Bruce Gentry: Daredevil of the Skies (1949)

Bruce_Gentry_(1949)‘Are the mysterious discs to fly again? For the answers see ‘The Flying Disc’ – Chapter 7 of ‘Bruce Gentry’ at this theatre next week!’

Bruce Gentry’s plane is almost wrecked by a badly animated flying disc. Super-villain The Recorder has kidnapped a top scientist to work on his saucers, which he plans to use in his takeover of America on behalf of ’a certain foreign power.’

Post World War II, the movie serial was in serious decline; major studios were suffering economically and many were shutting down their ‘B’ picture units, which had flooded the market with cheap and cheerful second features during the war years. Budgets were slashed, and although serials continued to be made until the late 1950s, they never clawed back the ground surrendered by cheap and tatty efforts like Bruce Gentry’s sole outing on the silver screen. In all probability they could not have survived the advent of television anyway.

The Columbia studios were a little late to the party, only forming their ‘serial unit’ in 1938. They stumbled through their first few projects but gained success quickly with popular adventures such as ‘The Spider’s Web’ (1938) and ‘Mandrake the Magician’ (1939).
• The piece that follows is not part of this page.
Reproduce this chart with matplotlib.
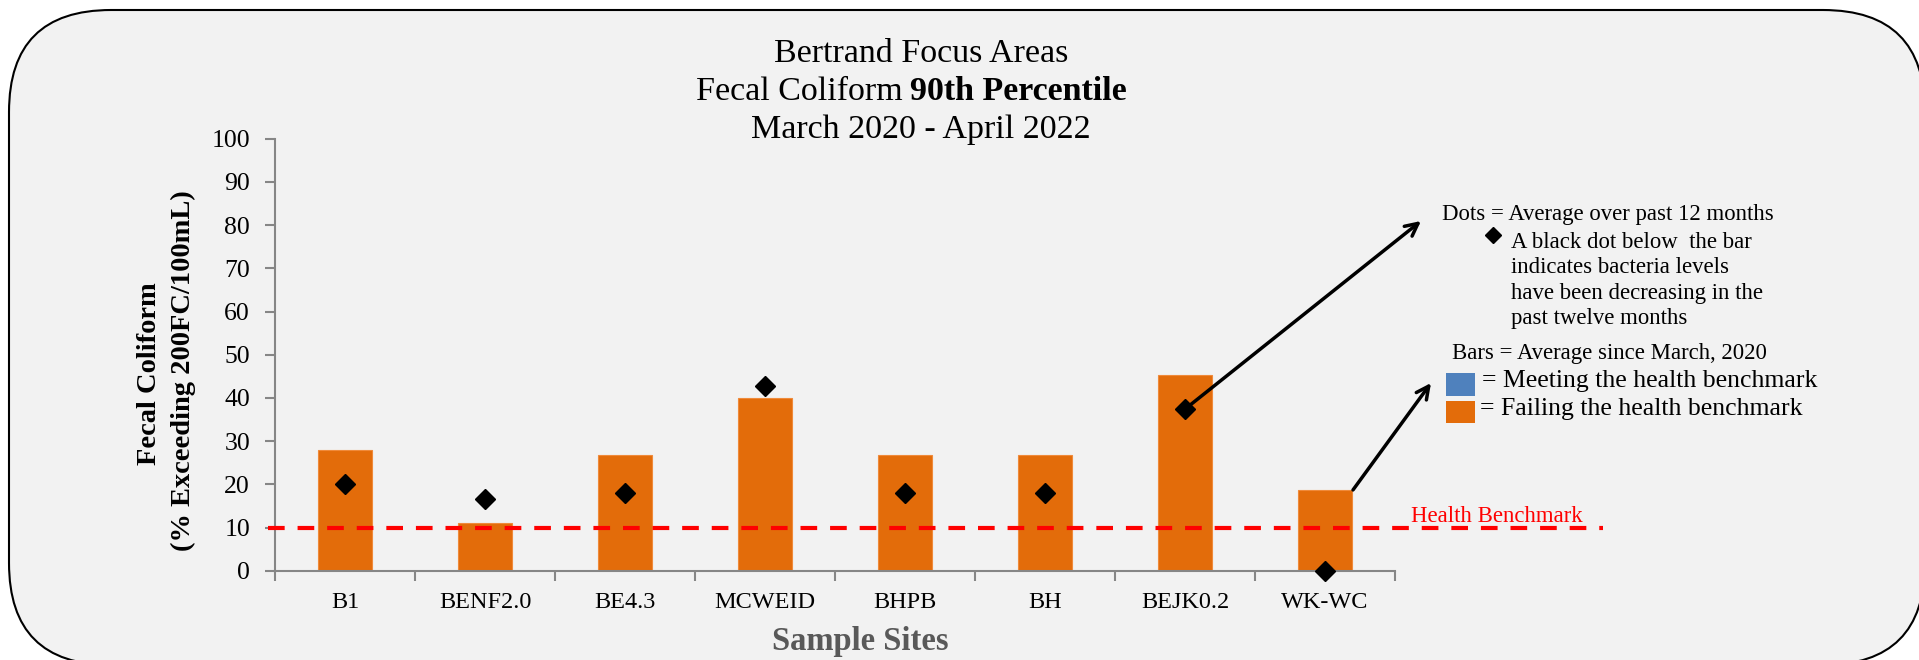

Separately hiring serial veterans George H Plympton (writer) and Spencer Gordon Bennet (director) proved a good long-term move, as coupled with ‘money conscious’ producer Sam Katzman, they collaborated on many a chapterplay through the 1940s and early 50s, usually with a good level of box office success. Unfortunately, none of them were able to make much of the weary, warmed over elements here, even with the addition of flying saucers, which were all over the news after the famous 1947 sighting by Kenneth Arnold and the Roswell incident.

Our hero is ruggedly handsome hotshot pilot Bruce Gentry, whose close encounter with a UFO brings him onto the radar of Hugh Prosser, head of the Radcliffe Insurance Company. Rather bizarrely, the U.S. government have entrusted the investigation of these saucery goings on to him and he’s keen on recruiting Gentry to lead the investigation (especially as he doesn’t seem to have any other staff apart from a sexy Secretary). He uses her as bait to entice Gentry, and it works, despite the fact that she wears the same outfit throughout most of the 15 chapters. The actress who plays her is sadly uncredited, heroine duties passing to bland cowgirl Judy Clark instead. She’s a blonde New Yorker, and seems a strange choice to be playing someone called Juanita, but perhaps there was a late casting change!

On the other side of the fence, we have our super-badass The Recorder, so called because he only communicates via reel-to-reel tape recordings. This is not very exciting, of course, even when they are played by top henchman Tristram Coffin, who was an old hand at this kind of thing and actually turned hero as ‘King of the Rocket Men’ (1949).


‘I hate to ask, but is Juanita your real name?’

The secret lair is also somewhat less than impressive, consisting of two rooms in a cave filled with old radio parts. We never see the flying discs on the ground (wonder why?), and the plot is just the usual round of fisticuffs and car chases as Gentry tries to stop various McGuffins falling into the hands of the Recorder’s small gang of hat wearing thugs. Interior scenes seem at a premium, with less than half a dozen sets used, and the villainous horde often congregating in a car park!

It’s all bottom of the barrel stuff; even the rights to the character probably acquired on the cheap as the comic strip concerned was only syndicated in a handful of newspapers.

Star Tom Neal is best remembered these days for his leading turn in classic, no budget noir ‘Detour’ (1945), and brings an easy charisma to the title role here. But he never made it to the big leagues, his career derailed by his real life exploits. An amateur boxer with more than 25 first round knockouts to his name, Neal was just as ready to use his fists outside the ring. In 1951 he got into an argument with ‘A’ list actor Franchot Tone over starlet (and well-known party girl) Barbara Payton. Tone ended up in hospital with some serious injuries, including a brain concussion, but still recovered sufficiently to wed Payton a few weeks later. Hollywood might have forgiven Neal that, but not the fact that he and Payton ran off together barely two months after the wedding. The couple were blackballed by the establishment and split up 3 years later after a volatile, and violent, relationship. Payton sank into alcoholism, prostitution and premature death, but Neal reinvented himself as a successful landscape gardener! Unfortunately, he was in trouble again in 1965 when his third wife turned up with a bullet hole in the back of the head. The prosecution pushed for the death penalty, but Neal eventually served just 6 years for  involuntary manslaughter. He died of a heart attack less than a year after being released.

Neal’s life was a long way from the heroic, clean cut world of Bruce Gentry, but would make a far more interesting film.